Polyvinyl Acetate (PVAc), often simply called PVA glue, is a marvel of polymer chemistry that underpins countless everyday applications. Its widespread use stems from a fascinating combination of properties derived from its molecular structure. Understanding the science behind how PVAc works can not only demystify its applications but also help users optimize its performance in woodworking, crafting, and industrial settings. Let's explore the core principles that give PVAc its remarkable bonding power.

At its heart, PVAc is a synthetic, rubbery, thermoplastic polymer with the chemical formula (C4H6O2)n. This structure, characterized by long chains of repeating vinyl acetate ester units, gives PVAc its unique characteristics. When applied as an adhesive, the water-based emulsion allows the polymer chains to flow and penetrate the porous surfaces of materials like wood, paper, and fabric. As the water evaporates, the polymer chains come into close proximity, forming strong intermolecular forces – Van der Waals forces and potentially hydrogen bonding – which create a durable, cohesive bond. This process is essentially physical adhesion, rather than a chemical reaction.

A key advantage of PVAc's polymer structure is its inherent flexibility. Unlike rigid adhesives that can become brittle over time, PVAc maintains a degree of elasticity even after drying. This flexibility allows the bond to withstand minor movements, temperature fluctuations, and physical stress without fracturing. This is particularly important in applications like bookbinding or furniture construction, where joints may experience continuous, subtle stresses.

The glass transition temperature (Tg) of PVAc, typically around 30-45°C depending on molecular weight, is also a critical factor influencing its performance. Below its Tg, PVAc is rigid and glassy; above it, it becomes more rubbery and flexible. This transition temperature dictates the adhesive's behavior under varying temperatures. While standard PVAc is not designed for extreme heat or cold, its performance is generally stable within typical indoor and moderate outdoor conditions.

Furthermore, PVAc's water-based nature is both a benefit and a limitation. The water acts as a solvent during application, allowing the polymer to remain workable. However, residual moisture in the bond line can be a point of weakness, particularly in applications exposed to constant humidity or immersion, as water can disrupt the polymer chain interactions. This is why specialized, water-resistant, or waterproof PVAc formulations are developed, often by incorporating co-monomers or cross-linking agents that enhance the bond's resilience to moisture.

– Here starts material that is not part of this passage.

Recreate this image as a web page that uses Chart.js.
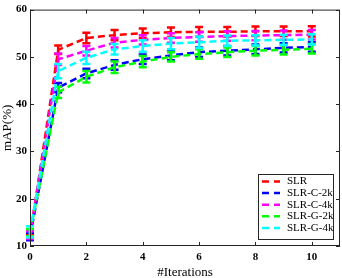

The science behind PVAc also explains its limitations. Its effectiveness is primarily with porous materials where it can penetrate and create physical anchors. Smooth, non-porous surfaces like metal or glass offer fewer anchor points, resulting in weaker adhesion. Understanding these fundamental scientific principles—from polymer structure and intermolecular forces to the role of water and temperature—empowers users to select the right PVAc formulation and apply it effectively for optimal, long-lasting results in any project.